El riesgo de ser portador de COVID-19

FOTO: MAGDALENA MONTIEL / CUARTOSCURO.COM

Hace dos semanas me convertí en madre por tercera vez. Tenía la expectativa de que sería un parto sin contratiempos, a pesar de los respectivos ajustes por la pandemia. Sin embargo, en la semana 36 de gestación junto con unas contracciones prematuras llegó un periodo de incertidumbre totalmente inesperado, que me dejó ver algunas carencias serias de la respuesta de nuestro sistema de salud.

Las contracciones fueron una falsa alarma, pero lograron que adelantaran la prueba rápida de COVID-19 que me pedía el hospital como parte del protocolo. Para mi sorpresa, ésta salió positiva sin tener ni un solo síntoma. Tras ese resultado, solicité la prueba para todos los habitantes de mi casa quienes también resultaron positivos y asintomáticos.

En mi caso, era difícil definir en qué etapa de la enfermedad estaba. La baja carga viral y la falta de síntomas podrían ser reflejo del principio o del fin del padecimiento, cada escenario con implicaciones diferentes para el parto. Así que me mandaron a realizar una serie de estudios de sangre y una tomografía de tórax para descartar señales de deterioro en mi cuerpo.

Todo salió normal, así que la recomendación de los doctores que analizaron mi caso (un ginecólogo, un internista, un infectólogo y un neonatólogo) fue permanecer en reposo apostando a que la prueba saliera negativa antes de que naciera la bebé. Tres semanas y cuarto pruebas después, así fue.

¿En dónde me contagié? Imposible saberlo a ciencia cierta.
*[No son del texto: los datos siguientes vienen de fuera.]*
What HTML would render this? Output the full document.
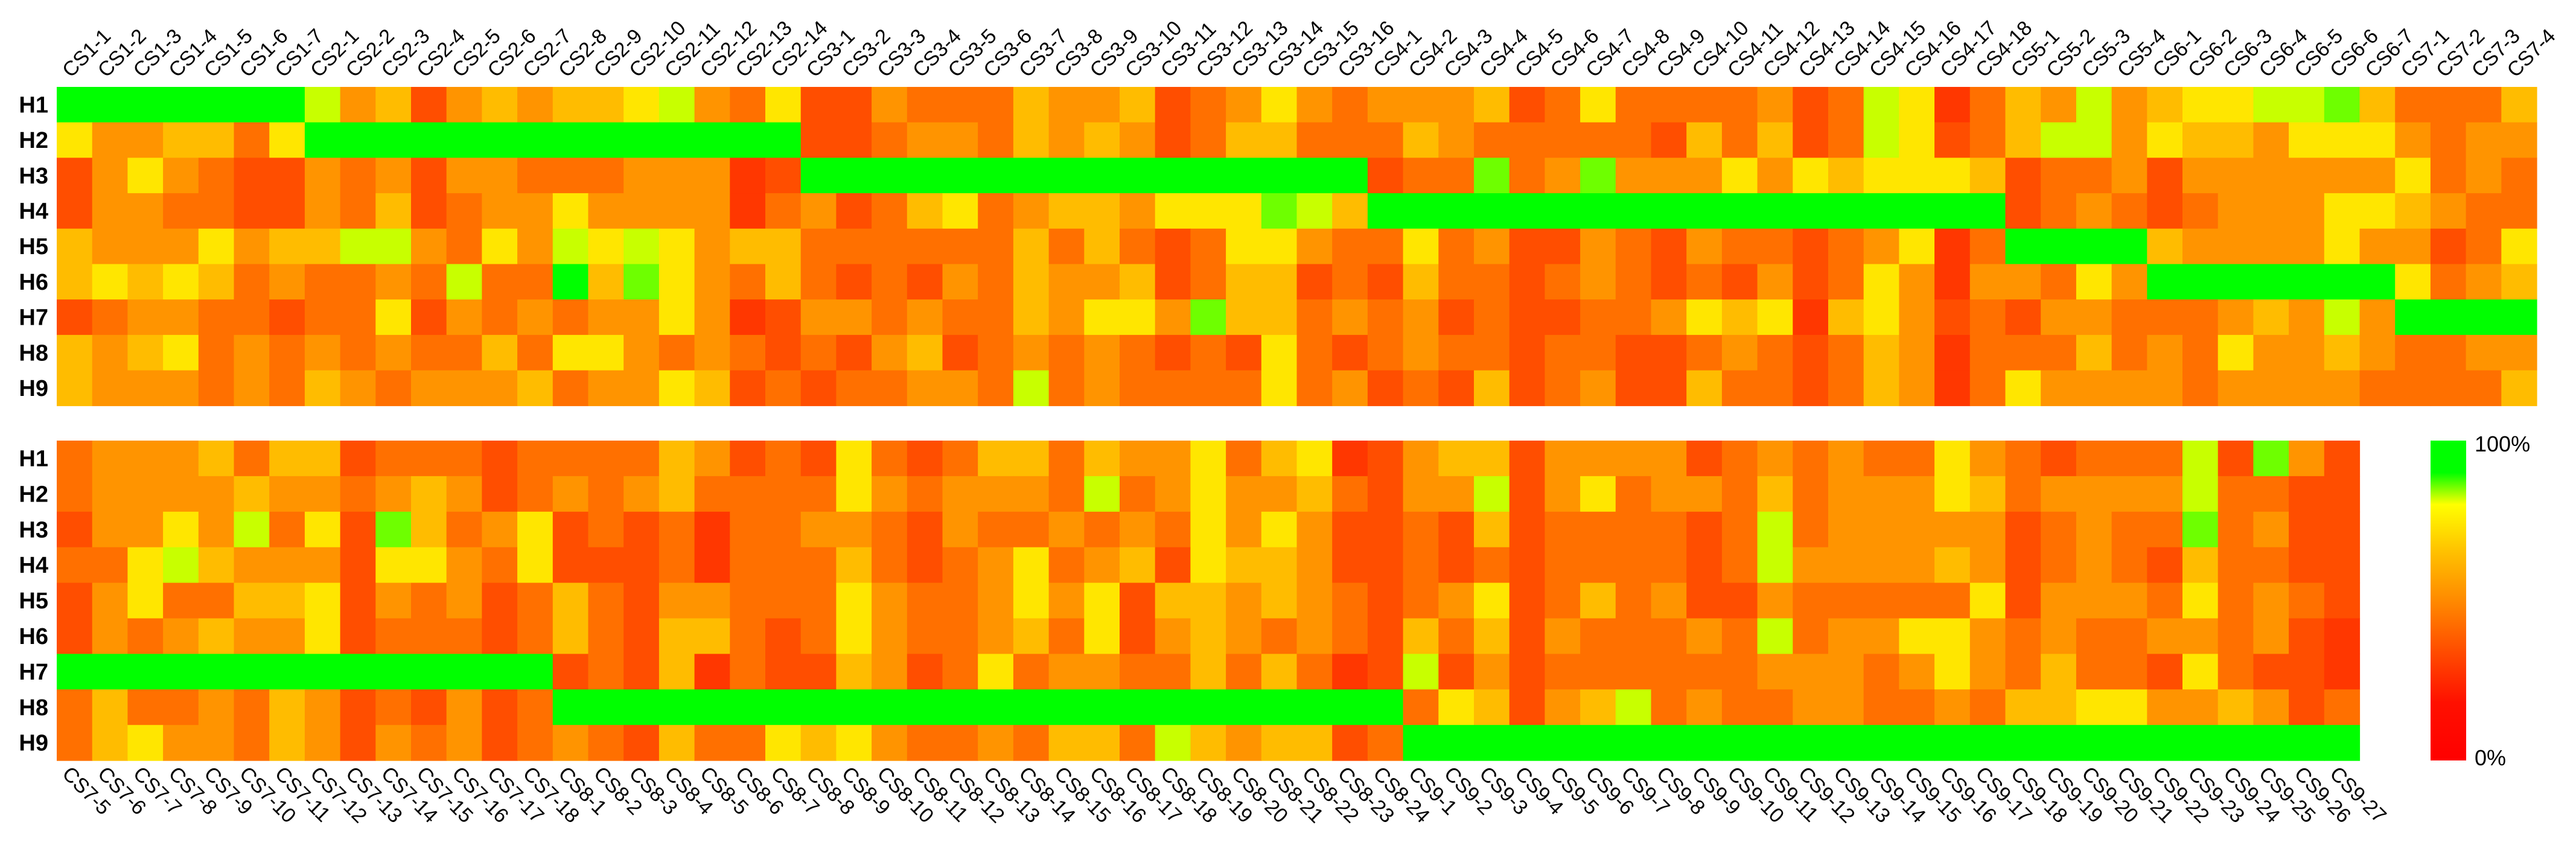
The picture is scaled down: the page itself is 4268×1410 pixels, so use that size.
<!DOCTYPE html>
<html><head><meta charset="utf-8"><style>
html,body{margin:0;padding:0;background:#fff;}
svg{display:block;font-family:"Liberation Sans",sans-serif;}
</style></head><body>
<svg id="chart" width="4268" height="1410" viewBox="0 0 4268 1410" xmlns="http://www.w3.org/2000/svg">
<defs><linearGradient id="cbar" x1="0" y1="0" x2="0" y2="1">
<stop offset="0" stop-color="#00ff00"/><stop offset="0.1" stop-color="#00ff00"/><stop offset="0.2" stop-color="#ffff00"/><stop offset="0.35" stop-color="#ffc000"/><stop offset="0.5" stop-color="#ff8a00"/><stop offset="0.65" stop-color="#ff5000"/><stop offset="0.82" stop-color="#ff1000"/><stop offset="1" stop-color="#ff0000"/></linearGradient></defs>
<g id="top-panel"></g>
<g id="bottom-panel"></g>
<g>
<rect x="4027" y="730" width="59" height="530" fill="url(#cbar)"/>
<text x="4100" y="748" font-size="36">100%</text>
<text x="4100" y="1268" font-size="36">0%</text>
</g>
</svg>
<script>
const rowLabels = ["H1","H2","H3","H4","H5","H6","H7","H8","H9"];
const topGroups = [[1,7],[2,14],[3,16],[4,18],[5,4],[6,7],[7,4]];
const botGroups = [[7,14,5],[8,24,1],[9,27,1]];
// values in percent
const topH1 = [100,100,100,100,100,100,100,80,50,60,30,50,60,50,60,60,70,80,50,40,70,30,30,50,40,40,40,60,50,50,60,30,40,50,70,50,40,50,50,50,60,30,40,70,40,40,40,40,50,30,40,80,70,20,40,60,50,80,50,60,70,70,80,80,90,60,40,40,40,60];
const topH2 = [70,50,50,60,60,40,70,100,100,100,100,100,100,100,100,100,100,100,100,100,100,30,30,40,50,50,40,60,50,60,50,30,40,60,60,40,40,40,60,50,40,40,40,40,40,30,60,40,60,30,40,80,70,30,40,60,80,80,50,70,60,60,50,70,70,70,50,40,50,50];
const topH3 = [30,50,70,50,40,30,30,50,40,50,30,50,50,40,40,40,50,50,50,20,30,100,100,100,100,100,100,100,100,100,100,100,100,100,100,100,100,30,40,40,90,40,50,90,50,50,50,70,50,70,60,70,70,70,60,30,40,40,50,30,50,50,50,50,50,50,70,40,50,40];
const topH4 = [30,50,50,40,40,30,30,50,40,60,30,40,50,50,70,50,50,50,50,20,40,50,30,40,60,70,40,50,60,60,50,70,70,70,90,80,60,100,100,100,100,100,100,100,100,100,100,100,100,100,100,100,100,100,100,30,40,50,40,30,40,50,50,50,70,70,60,50,40,40];
const topH5 = [60,50,50,50,70,50,60,60,80,80,50,40,70,50,80,70,80,70,50,60,60,40,40,40,40,40,40,60,40,60,40,30,40,70,70,50,40,40,70,40,50,30,30,50,40,30,50,40,40,30,40,50,70,20,40,100,100,100,100,60,50,50,50,50,70,50,50,30,40,70];
const topH6 = [60,70,60,70,60,40,50,40,40,50,40,80,40,40,100,60,90,70,50,40,60,40,30,40,30,50,40,60,50,50,60,30,40,60,60,30,40,30,60,40,40,30,40,50,40,30,40,30,50,30,40,70,50,20,50,50,40,70,50,100,100,100,100,100,100,100,70,40,50,60];
const topH7 = [30,40,50,50,40,40,30,40,40,70,30,50,40,50,40,50,50,70,50,20,30,50,50,40,50,40,40,60,50,70,70,50,90,60,60,40,50,40,50,30,40,30,30,40,40,50,70,60,70,20,60,70,50,30,40,30,50,50,40,40,40,50,60,50,80,50,100,100,100,100];
const topH8 = [60,50,60,70,40,50,40,50,40,50,40,40,60,40,70,70,50,40,50,40,30,40,30,50,60,30,40,50,40,50,40,30,40,30,70,40,30,40,50,40,40,30,40,40,30,30,40,50,40,30,40,60,50,20,40,40,40,60,40,50,40,70,50,50,60,50,40,40,50,50];
const topH9 = [60,50,50,50,40,50,40,60,50,40,50,50,50,60,40,50,50,70,60,30,40,30,40,40,50,50,40,80,40,50,40,40,40,40,70,40,50,30,40,30,60,30,40,50,30,30,60,40,40,30,40,60,50,20,40,70,50,50,50,50,40,50,50,50,50,40,40,40,40,60];
const botH1 = [40,50,50,50,60,40,60,60,30,40,40,40,30,40,40,40,40,60,50,30,40,30,70,40,30,40,60,60,40,60,50,50,70,40,60,70,20,30,50,60,60,30,50,50,50,50,30,40,50,40,50,40,40,70,50,40,30,40,40,40,80,30,90,50,30];
const botH2 = [40,50,50,50,50,60,50,50,40,50,60,50,30,40,50,40,50,60,40,40,40,40,70,50,40,50,50,50,40,80,40,50,70,50,50,60,40,30,50,50,80,30,50,70,40,50,50,40,60,40,50,50,50,70,60,40,50,50,50,50,80,40,40,30,30];
const botH3 = [30,50,50,70,50,80,40,70,30,90,60,40,50,70,30,40,30,40,20,40,40,50,50,40,30,50,40,40,50,40,50,40,70,50,70,50,30,30,40,30,60,30,40,40,40,40,30,40,80,40,50,50,50,50,50,30,40,50,40,40,90,40,50,30,30];
const botH4 = [40,40,70,80,60,50,50,50,30,70,70,50,40,70,30,30,30,40,20,40,40,40,60,40,30,40,50,70,40,50,60,30,70,60,60,50,30,30,40,30,40,30,40,40,40,40,30,40,80,50,50,50,50,60,50,30,40,50,40,30,60,40,40,30,30];
const botH5 = [30,50,70,40,40,60,60,70,30,50,40,50,30,40,60,40,30,50,50,40,40,40,70,50,40,40,50,70,50,70,30,60,60,50,60,50,40,30,40,50,70,30,40,60,40,50,30,30,50,40,40,40,40,40,70,30,50,50,50,40,70,40,50,40,30];
const botH6 = [30,50,40,50,60,50,50,70,30,40,40,40,30,40,60,40,30,60,60,40,30,40,70,50,40,40,50,60,40,70,30,50,60,50,40,50,40,30,60,40,60,30,50,40,40,40,50,40,80,40,50,50,70,70,50,40,50,40,40,50,50,40,50,30,20];
const botH7 = [100,100,100,100,100,100,100,100,100,100,100,100,100,100,30,40,30,60,20,40,30,30,60,50,30,40,70,40,50,50,40,40,60,40,60,40,20,30,80,30,50,30,40,40,40,40,40,40,50,50,50,40,50,70,50,40,60,40,40,30,70,40,30,30,20];
const botH8 = [40,60,40,40,50,40,60,50,30,40,30,50,30,40,100,100,100,100,100,100,100,100,100,100,100,100,100,100,100,100,100,100,100,100,100,100,100,100,40,70,60,30,50,60,80,40,50,40,40,50,50,40,40,50,40,60,60,70,70,50,50,60,50,30,40];
const botH9 = [40,60,70,50,50,40,60,50,30,50,40,50,30,40,50,40,30,60,40,40,70,60,70,50,40,40,50,40,60,60,40,80,60,50,60,60,30,40,100,100,100,100,100,100,100,100,100,100,100,100,100,100,100,100,100,100,100,100,100,100,100,100,100,100,100];
const topRows = [topH1,topH2,topH3,topH4,topH5,topH6,topH7,topH8,topH9];
const botRows = [botH1,botH2,botH3,botH4,botH5,botH6,botH7,botH8,botH9];

const stops = [[0,[255,0,0]],[20,[255,55,0]],[30,[255,78,0]],[40,[255,112,0]],[50,[255,148,0]],[60,[255,188,0]],[70,[255,230,0]],[80,[200,255,0]],[90,[110,255,0]],[95,[0,255,0]],[100,[0,255,0]]];
function color(v){
  for(let i=1;i<stops.length;i++){
    if(v<=stops[i][0]){const a=stops[i-1],b=stops[i];const t=(v-a[0])/(b[0]-a[0]);
      const c=a[1].map((x,k)=>Math.round(x+(b[1][k]-x)*t));return `rgb(${c[0]},${c[1]},${c[2]})`;}
  }
  return 'rgb(0,255,0)';
}
const NS='http://www.w3.org/2000/svg';
const X0=94, CW=58.7;
function xScale(i){return X0+i*CW;}
function mk(tag,attrs,parent){const e=document.createElementNS(NS,tag);for(const k in attrs)e.setAttribute(k,attrs[k]);parent.appendChild(e);return e;}

const topLabels=[];topGroups.forEach(g=>{for(let i=1;i<=g[1];i++)topLabels.push(`CS${g[0]}-${i}`);});
const botLabels=[];botGroups.forEach(g=>{for(let i=0;i<g[1];i++)botLabels.push(`CS${g[0]}-${g[2]+i}`);});

function panel(gid,rows,labels,y0,rh,top){
  const g=document.getElementById(gid);
  rows.forEach((row,r)=>{
    row.forEach((v,c)=>{
      const rc=mk('rect',{x:xScale(c).toFixed(2),y:(y0+r*rh).toFixed(2),width:(CW+0.6).toFixed(2),height:(rh+0.6).toFixed(2),fill:color(v)},g);
      
      
    });
    const t=mk('text',{x:80,y:(y0+r*rh+rh/2+13).toFixed(1),'font-size':38,'font-weight':'bold','text-anchor':'end'},g);
    t.textContent=rowLabels[r];
    
    
  });
  labels.forEach((lab,c)=>{
    const cx=xScale(c)+CW/2;
    let t;
    if(top){
      t=mk('text',{x:0,y:0,'font-size':34,transform:`translate(${(cx-6).toFixed(1)},130) rotate(-45)`},g);
    }else{
      t=mk('text',{x:0,y:0,'font-size':34,transform:`translate(${(cx-22).toFixed(1)},1284) rotate(45)`},g);
    }
    t.textContent=lab;
    
    
  });
}
panel('top-panel',topRows,topLabels,144,58.7,true);
panel('bottom-panel',botRows,botLabels,730,58.9,false);
</script>
</body></html>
A pesar de llevar una cuarentena relativamente estricta desde mediados de marzo, por causas de fuerza mayor tuve contacto con dos personas que tuvieron COVID-19. Sin embargo, el día que me hice la primera prueba habían pasado 18 días de haberlas visto.
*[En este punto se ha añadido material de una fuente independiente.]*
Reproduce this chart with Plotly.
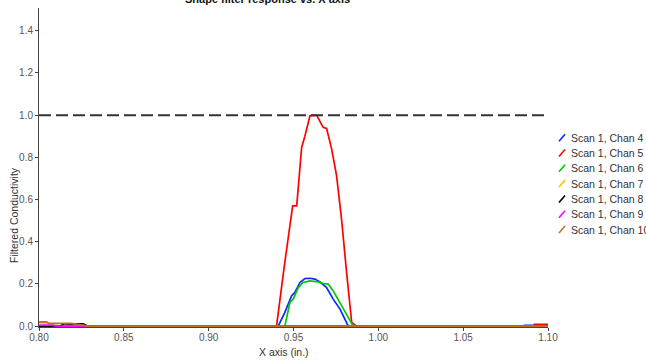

Además, aunque el primero de abril se anunció de forma oficial que las embarazadas no tendríamos que hacer personalmente el trámite de maternidad en el IMSS , la clínica familiar que me corresponde no le recibió los documentos a mi esposo y me hizo acudir dos veces por diferentes burocracias. Más aún, debido a que el escritorio virtual no servía para dar de alta mi CLABE, también tuve que ir al banco.
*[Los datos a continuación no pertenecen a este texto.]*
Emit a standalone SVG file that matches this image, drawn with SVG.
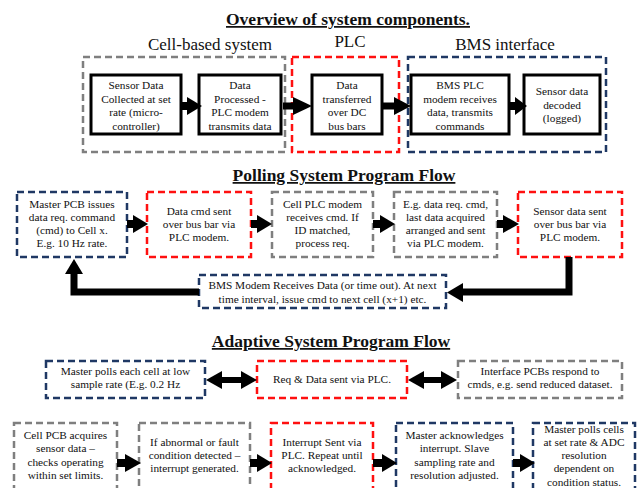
<svg xmlns="http://www.w3.org/2000/svg" width="642" height="488" viewBox="0 0 642 488">
<style>
text{font-family:"Liberation Serif","Times New Roman",serif;fill:#111;text-anchor:middle}
.t{font-size:11.3px}
.h{font-size:17.5px;font-weight:bold;text-decoration:underline}
.s{font-size:17px}
.g,.r,.n{fill:#fff;stroke-width:2.5;stroke-dasharray:7 4}
.g{stroke:#7f7f7f}.r{stroke:#ff1010}.n{stroke:#1f3864}
.b{fill:#fff;stroke:#000;stroke-width:3}
.a{fill:#000}
.sh{fill:none;stroke:#000;stroke-width:7}
</style>
<rect width="642" height="488" fill="#fff"/>

<!-- titles -->
<text class="h" x="348" y="25">Overview of system components.</text>
<text class="h" x="344" y="181">Polling System Program Flow</text>
<text class="h" x="331" y="347">Adaptive System Program Flow</text>
<text class="s" x="210" y="49.5">Cell-based system</text>
<text class="s" x="350" y="47">PLC</text>
<text class="s" x="505" y="50">BMS interface</text>

<!-- overview groups -->
<g id="grp-cell"><rect class="g" x="83" y="57" width="202" height="95"/></g>
<g id="grp-plc"><rect class="r" x="292" y="57" width="107" height="95"/></g>
<g id="grp-bms"><rect class="n" x="408" y="57" width="198" height="95"/></g>

<g id="ov1"><rect class="b" x="91" y="75" width="90" height="59"/>
<text class="t" x="136" y="89">Sensor Data</text><text class="t" x="136" y="102.5">Collected at set</text><text class="t" x="136" y="116">rate (micro-</text><text class="t" x="136" y="129.5">controller)</text></g>
<g id="ov2"><rect class="b" x="199" y="75" width="82" height="59"/>
<text class="t" x="240" y="89">Data</text><text class="t" x="240" y="102.5">Processed -</text><text class="t" x="240" y="116">PLC modem</text><text class="t" x="240" y="129.5">transmits data</text></g>
<g id="ov3"><rect class="b" x="312" y="75" width="70" height="59"/>
<text class="t" x="347" y="89">Data</text><text class="t" x="347" y="102.5">transferred</text><text class="t" x="347" y="116">over DC</text><text class="t" x="347" y="129.5">bus bars</text></g>
<g id="ov4"><rect class="b" x="411" y="75" width="98" height="59"/>
<text class="t" x="460" y="89">BMS PLC</text><text class="t" x="460" y="102.5">modem receives</text><text class="t" x="460" y="116">data, transmits</text><text class="t" x="460" y="129.5">commands</text></g>
<g id="ov5"><rect class="b" x="524" y="75" width="76" height="59"/>
<text class="t" x="562" y="95">Sensor data</text><text class="t" x="562" y="108.5">decoded</text><text class="t" x="562" y="122">(logged)</text></g>

<!-- polling -->
<g id="p1"><rect class="n" x="17" y="192" width="110" height="65"/>
<text class="t" x="72" y="208">Master PCB issues</text><text class="t" x="72" y="221">data req. command</text><text class="t" x="72" y="234">(cmd) to Cell x.</text><text class="t" x="72" y="247">E.g. 10 Hz rate.</text></g>
<g id="p2"><rect class="r" x="147" y="192" width="104" height="65"/>
<text class="t" x="199" y="215">Data cmd sent</text><text class="t" x="199" y="228">over bus bar via</text><text class="t" x="199" y="241">PLC modem.</text></g>
<g id="p3"><rect class="g" x="272" y="192" width="101" height="65"/>
<text class="t" x="322.5" y="208">Cell PLC modem</text><text class="t" x="322.5" y="221">receives cmd. If</text><text class="t" x="322.5" y="234">ID matched,</text><text class="t" x="322.5" y="247">process req.</text></g>
<g id="p4"><rect class="g" x="394" y="192" width="103" height="65"/>
<text class="t" x="445.5" y="208">E.g. data req. cmd,</text><text class="t" x="445.5" y="221">last data acquired</text><text class="t" x="445.5" y="234">arranged and sent</text><text class="t" x="445.5" y="247">via PLC modem.</text></g>
<g id="p5"><rect class="r" x="518" y="192" width="104" height="65"/>
<text class="t" x="570" y="215">Sensor data sent</text><text class="t" x="570" y="228">over bus bar via</text><text class="t" x="570" y="241">PLC modem.</text></g>
<g id="p6"><rect class="n" x="199" y="275" width="247" height="33"/>
<text class="t" x="322.5" y="289">BMS Modem Receives Data (or time out). At next</text><text class="t" x="322.5" y="303">time interval, issue cmd to next cell (x+1) etc.</text></g>

<!-- adaptive row 1 -->
<g id="a1"><rect class="n" x="46" y="361" width="159" height="37"/>
<text class="t" x="125.5" y="375">Master polls each cell at low</text><text class="t" x="125.5" y="388">sample rate (E.g. 0.2 Hz</text></g>
<g id="a2"><rect class="r" x="257" y="361" width="150" height="37"/>
<text class="t" x="332" y="383">Req &amp; Data sent via PLC.</text></g>
<g id="a3"><rect class="g" x="458" y="361" width="164" height="37"/>
<text class="t" x="540" y="375">Interface PCBs respond to</text><text class="t" x="540" y="388">cmds, e.g. send reduced dataset.</text></g>

<!-- adaptive row 2 -->
<g id="b1"><rect class="g" x="14" y="423" width="103" height="80"/>
<text class="t" x="65.5" y="439">Cell PCB acquires</text><text class="t" x="65.5" y="452">sensor data –</text><text class="t" x="65.5" y="466">checks operating</text><text class="t" x="65.5" y="479">within set limits.</text></g>
<g id="b2"><rect class="g" x="139" y="423" width="111" height="80"/>
<text class="t" x="194.5" y="446">If abnormal or fault</text><text class="t" x="194.5" y="459">condition detected –</text><text class="t" x="194.5" y="472">interrupt generated.</text></g>
<g id="b3"><rect class="r" x="271" y="423" width="102" height="80"/>
<text class="t" x="322" y="446">Interrupt Sent via</text><text class="t" x="322" y="459">PLC. Repeat until</text><text class="t" x="322" y="472">acknowledged.</text></g>
<g id="b4"><rect class="n" x="396" y="423" width="117" height="80"/>
<text class="t" x="454.5" y="439">Master acknowledges</text><text class="t" x="454.5" y="452">interrupt. Slave</text><text class="t" x="454.5" y="466">sampling rate and</text><text class="t" x="454.5" y="479">resolution adjusted.</text></g>
<g id="b5"><rect class="n" x="533" y="423" width="102" height="80"/>
<text class="t" x="584" y="433">Master polls cells</text><text class="t" x="584" y="446">at set rate &amp; ADC</text><text class="t" x="584" y="459">resolution</text><text class="t" x="584" y="472">dependent on</text><text class="t" x="584" y="485.5">condition status.</text></g>

<!-- connectors -->
<g id="connectors" class="a">
<rect x="181" y="102" width="8" height="8"/><polygon points="187,97 202,106 187,115"/>
<rect x="283" y="102.5" width="11" height="7"/><polygon points="293,97 312,106 293,115"/>
<rect x="382" y="102.5" width="13" height="7"/><polygon points="394,97 411,106 394,115"/>
<rect x="509" y="102" width="7" height="8"/><polygon points="515,97 527,106 515,115"/>

<rect x="127" y="220" width="8" height="8"/><polygon points="133,215 148,224 133,233"/>
<rect x="251" y="220" width="8" height="8"/><polygon points="257,215 272,224 257,233"/>
<rect x="373" y="220" width="8" height="8"/><polygon points="380,215 395,224 380,233"/>
<rect x="497" y="220" width="8" height="8"/><polygon points="503,215 519,224 503,233"/>

<path class="sh" d="M569,257 V292 H462"/><polygon points="463,283 447,292.5 463,302"/>
<path class="sh" d="M199,292 H74 V272"/><polygon points="65,274 74,259 83,274"/>

<rect x="220" y="377" width="24" height="6"/><polygon points="222,371 206,380 222,389"/><polygon points="241,371 257,380 241,389"/>
<rect x="422" y="377" width="22" height="6"/><polygon points="424,371 408,380 424,389"/><polygon points="441,371 457,380 441,389"/>

<rect x="117" y="459" width="9" height="8"/><polygon points="125,454 141,463 125,472"/>
<rect x="250" y="459" width="8" height="8"/><polygon points="257,454 272,463 257,472"/>
<rect x="373" y="459" width="10" height="8"/><polygon points="382,454 397,463 382,472"/>
<rect x="513" y="459" width="8" height="8"/><polygon points="520,454 535,463 520,472"/>
</g>
</svg>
Más allá de la incertidumbre y la presión de esos días, mi historia tiene un final feliz. Desafortunadamente, hay por lo menos 10,167 familias (al primero de junio) de quienes han fallecido por la COVID-19 que no pueden decir lo mismo. Por ello, las fallas en el sistema de salud y en el manejo de la pandemia cobran suma relevancia.

Primero, la falta de pruebas masivas es muy preocupante en un país que a partir de este mes buscará regresar a la “nueva normalidad”. Si a mí no me hubieran detectado a tiempo, pude haber contagiado a todo el personal de salud que me atendió durante el parto y la hospitalización, así como al resto de pacientes internados.

Más aún, pareciera que los asintomáticos no cuentan. El 23 de mayo, la Secretaría de Salud dijo que en las cifras oficiales no se contabilizan a los pacientes confirmados asintomáticos, por ser considerados portadores que no desarrollan la COVID-19. Un portador puede no enfrentar el riesgo de complicarse, pero sí contagiar a otras personas que podrían terminar en estado crítico. Esto debería contemplarse en la toma de decisiones relacionadas con la pandemia.

Segundo, hacen falta protocolos respecto a las personas asintomáticas. En el sector público no se aplican pruebas para detectar a los pacientes que requieren otros servicios de salud y tienen COVID-19. Esto pone en riesgo al personal médico, sobre todo en clínicas y hospitales que no cuentan con el equipo de protección personal para tratar a algún portador o caso sospechoso.

Situaciones similares también se pueden presentar en las actividades económicas. Al abrir la economía, podrían haber trabajadores asintomáticos que contagien a otros. Por ello, la importancia de mantener las medidas sanitarias en el hogar y en los centros de trabajo, así como proteger a los grupos con mayor riesgo de complicaciones.

Tercero, hay una gran descoordinación al interior de las instituciones y entre autoridades. Yo experimenté la dificultad para que los proveedores de salud del IMSS apliquen las medidas que provienen de las oficinas centrales. Sin embargo, no es el único ejemplo. También hemos visto posturas muy diferentes entre los gobiernos locales y el Gobierno federal, e incluso entre funcionarios del mismo Gobierno federal que mandan mensajes contradictorios a la población.

La “nueva normalidad” necesita más pruebas, mejores protocolos, mayor coordinación entre autoridades y cooperación entre los diferentes sectores. Si esto no se logra, el dolor, la incertidumbre y los sacrificios que hemos hecho los mexicanos habrán sido en balde.